Short problem — Retype the opening lines of the data exactly, stopping after the line that contains "import * as". Skip every picture.
╭─ Data lines
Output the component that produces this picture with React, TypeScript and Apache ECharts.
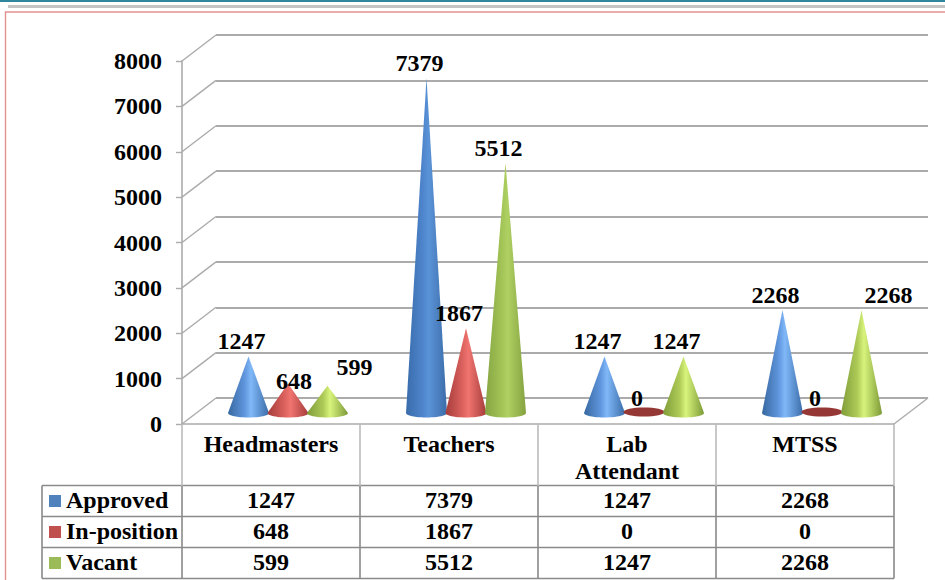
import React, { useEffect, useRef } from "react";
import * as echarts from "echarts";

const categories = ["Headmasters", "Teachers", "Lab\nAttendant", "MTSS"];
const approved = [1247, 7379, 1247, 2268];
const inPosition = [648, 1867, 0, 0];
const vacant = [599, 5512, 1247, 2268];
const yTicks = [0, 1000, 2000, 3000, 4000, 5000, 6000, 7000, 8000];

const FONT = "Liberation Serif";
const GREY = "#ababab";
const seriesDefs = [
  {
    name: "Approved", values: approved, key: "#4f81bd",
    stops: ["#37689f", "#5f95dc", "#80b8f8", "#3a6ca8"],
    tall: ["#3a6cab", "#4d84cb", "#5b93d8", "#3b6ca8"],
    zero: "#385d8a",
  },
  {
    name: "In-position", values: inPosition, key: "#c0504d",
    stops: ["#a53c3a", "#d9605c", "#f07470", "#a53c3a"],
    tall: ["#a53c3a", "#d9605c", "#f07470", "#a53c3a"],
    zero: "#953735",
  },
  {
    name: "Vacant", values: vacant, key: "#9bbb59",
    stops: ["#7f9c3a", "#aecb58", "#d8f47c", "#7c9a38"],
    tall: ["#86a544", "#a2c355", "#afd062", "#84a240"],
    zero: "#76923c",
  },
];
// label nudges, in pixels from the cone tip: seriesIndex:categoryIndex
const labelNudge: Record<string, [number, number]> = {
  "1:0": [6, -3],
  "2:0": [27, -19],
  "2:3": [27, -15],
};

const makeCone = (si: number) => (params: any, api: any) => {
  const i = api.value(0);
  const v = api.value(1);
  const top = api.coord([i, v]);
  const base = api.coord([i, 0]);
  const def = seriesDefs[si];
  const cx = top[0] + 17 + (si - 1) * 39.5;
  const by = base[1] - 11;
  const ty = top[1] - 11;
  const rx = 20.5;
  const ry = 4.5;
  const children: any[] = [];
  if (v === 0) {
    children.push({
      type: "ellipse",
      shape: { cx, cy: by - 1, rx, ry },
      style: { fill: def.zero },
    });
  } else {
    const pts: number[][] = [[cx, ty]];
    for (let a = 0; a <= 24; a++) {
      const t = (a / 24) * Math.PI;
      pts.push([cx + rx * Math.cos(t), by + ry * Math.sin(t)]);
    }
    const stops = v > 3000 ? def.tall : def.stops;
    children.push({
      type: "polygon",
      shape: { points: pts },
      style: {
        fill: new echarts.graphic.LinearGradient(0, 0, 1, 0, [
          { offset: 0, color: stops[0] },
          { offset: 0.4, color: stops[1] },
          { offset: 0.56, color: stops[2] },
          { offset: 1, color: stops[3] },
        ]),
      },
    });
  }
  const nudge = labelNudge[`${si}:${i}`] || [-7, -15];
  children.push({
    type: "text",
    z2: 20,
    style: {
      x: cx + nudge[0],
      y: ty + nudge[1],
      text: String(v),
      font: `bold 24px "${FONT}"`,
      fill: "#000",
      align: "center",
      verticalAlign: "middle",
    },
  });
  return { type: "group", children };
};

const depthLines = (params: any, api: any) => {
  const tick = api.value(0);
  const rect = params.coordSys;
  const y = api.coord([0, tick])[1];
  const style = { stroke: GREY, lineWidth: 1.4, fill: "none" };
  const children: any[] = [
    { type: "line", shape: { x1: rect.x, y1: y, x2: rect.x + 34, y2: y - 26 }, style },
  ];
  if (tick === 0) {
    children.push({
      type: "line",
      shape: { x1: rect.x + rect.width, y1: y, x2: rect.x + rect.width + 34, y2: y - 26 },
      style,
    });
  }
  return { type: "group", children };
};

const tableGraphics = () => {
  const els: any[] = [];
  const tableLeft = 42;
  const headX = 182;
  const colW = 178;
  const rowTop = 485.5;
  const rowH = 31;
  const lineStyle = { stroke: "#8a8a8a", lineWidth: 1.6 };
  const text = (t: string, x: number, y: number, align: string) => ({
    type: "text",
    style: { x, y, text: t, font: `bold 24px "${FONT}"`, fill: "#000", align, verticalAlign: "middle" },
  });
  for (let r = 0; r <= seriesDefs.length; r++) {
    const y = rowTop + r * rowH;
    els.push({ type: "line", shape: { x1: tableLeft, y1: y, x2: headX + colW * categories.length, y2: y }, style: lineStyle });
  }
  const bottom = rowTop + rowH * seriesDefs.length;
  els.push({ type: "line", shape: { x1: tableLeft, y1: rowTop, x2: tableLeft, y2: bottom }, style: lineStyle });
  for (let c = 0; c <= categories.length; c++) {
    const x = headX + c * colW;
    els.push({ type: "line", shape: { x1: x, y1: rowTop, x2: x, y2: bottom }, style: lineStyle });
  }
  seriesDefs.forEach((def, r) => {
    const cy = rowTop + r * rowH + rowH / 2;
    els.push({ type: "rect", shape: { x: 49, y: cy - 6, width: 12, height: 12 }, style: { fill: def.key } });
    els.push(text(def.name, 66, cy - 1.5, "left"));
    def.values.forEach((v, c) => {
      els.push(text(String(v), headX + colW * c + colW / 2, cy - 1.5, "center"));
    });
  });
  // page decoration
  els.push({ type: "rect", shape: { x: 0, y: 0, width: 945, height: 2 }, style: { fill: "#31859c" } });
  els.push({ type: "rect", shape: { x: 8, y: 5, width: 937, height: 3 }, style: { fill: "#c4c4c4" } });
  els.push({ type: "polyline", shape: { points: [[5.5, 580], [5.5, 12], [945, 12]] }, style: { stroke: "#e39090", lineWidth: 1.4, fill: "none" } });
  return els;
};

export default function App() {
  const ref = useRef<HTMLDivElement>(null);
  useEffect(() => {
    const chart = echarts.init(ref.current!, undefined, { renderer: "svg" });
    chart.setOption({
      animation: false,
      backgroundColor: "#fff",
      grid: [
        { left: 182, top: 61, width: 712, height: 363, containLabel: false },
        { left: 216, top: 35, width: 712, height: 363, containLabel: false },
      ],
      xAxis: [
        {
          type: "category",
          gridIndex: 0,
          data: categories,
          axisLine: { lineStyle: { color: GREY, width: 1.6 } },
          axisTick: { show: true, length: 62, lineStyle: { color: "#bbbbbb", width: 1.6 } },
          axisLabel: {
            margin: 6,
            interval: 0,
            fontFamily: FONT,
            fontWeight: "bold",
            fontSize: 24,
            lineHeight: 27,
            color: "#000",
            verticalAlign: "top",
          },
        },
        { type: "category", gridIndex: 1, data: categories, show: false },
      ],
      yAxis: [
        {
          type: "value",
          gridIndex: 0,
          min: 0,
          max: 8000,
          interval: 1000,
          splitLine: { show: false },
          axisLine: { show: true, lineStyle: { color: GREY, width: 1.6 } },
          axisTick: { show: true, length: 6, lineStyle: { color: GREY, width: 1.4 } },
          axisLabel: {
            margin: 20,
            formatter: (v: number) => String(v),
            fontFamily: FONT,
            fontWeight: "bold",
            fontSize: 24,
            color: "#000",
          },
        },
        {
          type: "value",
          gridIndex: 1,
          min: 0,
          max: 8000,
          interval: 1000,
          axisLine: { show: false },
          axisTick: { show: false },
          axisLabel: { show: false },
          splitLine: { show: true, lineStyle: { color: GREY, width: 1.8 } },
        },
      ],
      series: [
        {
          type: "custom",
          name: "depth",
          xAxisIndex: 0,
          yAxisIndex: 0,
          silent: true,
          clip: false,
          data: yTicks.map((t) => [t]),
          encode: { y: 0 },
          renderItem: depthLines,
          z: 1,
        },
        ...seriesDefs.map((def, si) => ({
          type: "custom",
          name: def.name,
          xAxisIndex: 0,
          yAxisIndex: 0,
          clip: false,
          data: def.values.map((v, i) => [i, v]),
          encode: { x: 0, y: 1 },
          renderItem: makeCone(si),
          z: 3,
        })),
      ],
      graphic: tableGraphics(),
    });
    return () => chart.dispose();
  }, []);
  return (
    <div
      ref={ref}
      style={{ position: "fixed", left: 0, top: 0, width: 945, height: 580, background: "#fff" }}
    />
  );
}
╰─
Solved problem —
Output the component that produces this picture with React, TypeScript and Apache ECharts.
import React, { useEffect, useRef } from "react";
import * as echarts from "echarts";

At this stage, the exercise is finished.